The US private sector added 167,000 jobs in April — the weakest increase since November 2023 — and the government sector added 8,000 jobs. Factoring the downward payroll revisions in February and March, the private sector added an average of 197,000 jobs over the past three months, down from an average of 207,000 in the prior month. 

Looking into the details, the health care and social assistance sector remained at the forefront of job creation in April. Employment in the sector rose by a robust 87,000 and accounted for over half (57%) of all reported job gains in the services sector. Within the sector, job gains in ambulatory health care services (+33,000) picked up last month while hospitals (+14,000) saw a marked slowdown in hiring after a significant acceleration in recent months. Meanwhile, social assistance (+31,000) posted its strongest payroll gain since December 2022. Overall, health care employment accounted for half of all private-sector jobs added in April. 

The leisure and hospitality sector (+5,000) disappointed in April following a robust gain in March, with a modest increase in accommodation and food services (+8,000) while hiring in arts, entertainment and recreation (-3,000) payrolls fell for the first time in seven months. The weakness in leisure and hospitality employment likely reflected some paybacks following stronger than usual hiring in March and the impact of large negative seasonal factors, which overcompensated on the downside. 

Retail employment (+20,000) posted another solid increase in April, driven by general merchandise stores (+10,000) and building materials retailers (+7,000). Transportation and warehousing (+22,000) was another bright spot, with the rebound in employment entirely led by courier and messengers (+22,000). At the same time, pockets of weakness were still visible in the information (-8,000) and professional and business services (-4,000) sectors. 

On the goods front, the slowdown in job gains was entirely driven by construction employment (+9,000) while manufacturing payrolls saw another subdued increase (+8,000). Factory hiring has remained sluggish over the past year as the sector faces challenges from weaker domestic and global demand for manufactured goods and higher borrowing costs.
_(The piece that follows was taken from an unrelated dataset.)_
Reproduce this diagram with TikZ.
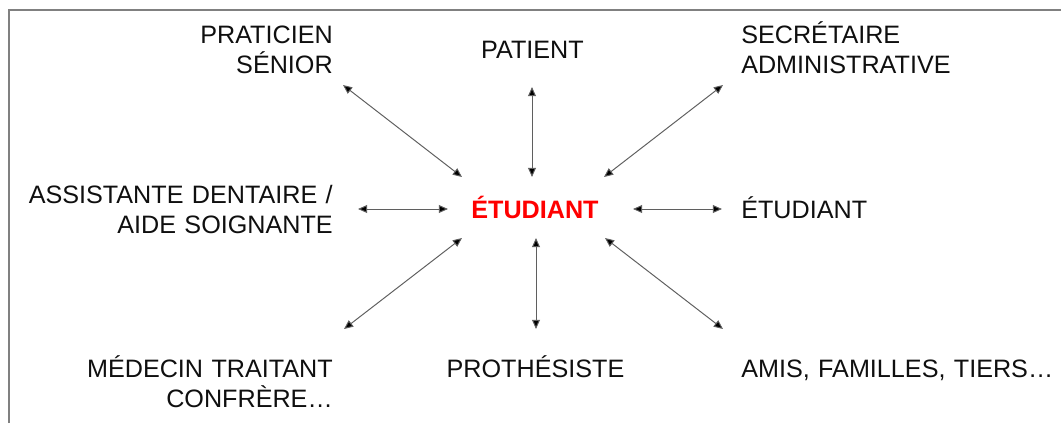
\documentclass[tikz,border=0pt]{standalone}
\usepackage{fontspec}
\setmainfont{Liberation Sans}
\usepackage{tikz}
\usetikzlibrary{arrows.meta}

\definecolor{framegray}{RGB}{128,128,128}
\definecolor{linkgray}{RGB}{95,95,95}
\definecolor{txtblack}{RGB}{15,15,15}
\definecolor{etudred}{RGB}{255,0,0}

\tikzset{
  label/.style={inner sep=0pt, text=txtblack,
    font=\fontsize{17.9}{22}\selectfont},
  labelR/.style={label, text width=9cm, align=right, anchor=base east},
  labelL/.style={label, text width=9cm, align=left, anchor=base west},
  link/.style={draw=linkgray, line width=0.7pt,
    {Triangle[length=6.5pt,width=5.6pt,fill=black]}-{Triangle[length=6.5pt,width=5.6pt,fill=black]}}
}

\begin{document}
\begin{tikzpicture}[x=0.025cm, y=-0.025cm]

  \useasboundingbox (0,0) rectangle (1061,423);

  % Draw the frame
  \draw[framegray, line width=1.4pt] (9,423) -- (9,10) -- (1061,10);

  % Centre node
  \node[label, anchor=base, text=etudred, font=\fontsize{17.9}{22}\selectfont\bfseries]
    (etud) at (535,218) {ÉTUDIANT};

  % Top row
  \node[labelR] (prat) at (333,43) {PRATICIEN\\SÉNIOR};
  \node[label, anchor=base] (pat) at (532.5,58) {PATIENT};
  \node[labelL] (secr) at (741,43) {SECRÉTAIRE\\ADMINISTRATIVE};

  % Middle row
  \node[labelR] (assist) at (333,203) {ASSISTANTE DENTAIRE /\\AIDE SOIGNANTE};
  \node[labelL] (etudB) at (741,218) {ÉTUDIANT};

  % Bottom row
  \node[labelR] (med) at (333,377) {MÉDECIN TRAITANT\\CONFRÈRE…};
  \node[label, anchor=base] (proth) at (535.5,377) {PROTHÉSISTE};
  \node[labelL] (amis) at (741,377) {AMIS, FAMILLES, TIERS…};

  % Ends of the arrows
  \coordinate (pratEnd) at (343,85);   \coordinate (pratHub) at (462,177);
  \coordinate (patEnd) at (532,87);    \coordinate (patHub) at (532,177);
  \coordinate (secrEnd) at (723,85);   \coordinate (secrHub) at (604,177);
  \coordinate (assistEnd) at (358,209); \coordinate (assistHub) at (448,209);
  \coordinate (etudBEnd) at (722,209); \coordinate (etudBHub) at (633,209);
  \coordinate (medEnd) at (344,329);   \coordinate (medHub) at (462,238);
  \coordinate (prothEnd) at (536,329); \coordinate (prothHub) at (536,238);
  \coordinate (amisEnd) at (723,329);  \coordinate (amisHub) at (605,238);

  % Draw the double arrows
  \draw[link] (pratEnd) -- (pratHub);
  \draw[link] (patEnd) -- (patHub);
  \draw[link] (secrEnd) -- (secrHub);
  \draw[link] (assistEnd) -- (assistHub);
  \draw[link] (etudBHub) -- (etudBEnd);
  \draw[link] (medHub) -- (medEnd);
  \draw[link] (prothHub) -- (prothEnd);
  \draw[link] (amisHub) -- (amisEnd);

\end{tikzpicture}
\end{document}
Government hiring surprised on the downside in April and added only 8,000 jobs after averaging gains of 60,000 per month over the prior six months. This marked the slowest monthly increase since December 2022. Employment in local government was flat in April following a 51,000 increase in March and an average gain of 39,000 over the prior three months. The strong rebound in public sector hiring over the past year marked a turnaround from the early phase of the jobs recovery when states and local governments struggled to compete with the private sector. However, we expect a slower pace of job creation will take hold in the months ahead as economic conditions cool.

The views reflected in this article are the views of the author(s) and do not necessarily reflect the views of Ernst & Young LLP or other members of the global EY organization.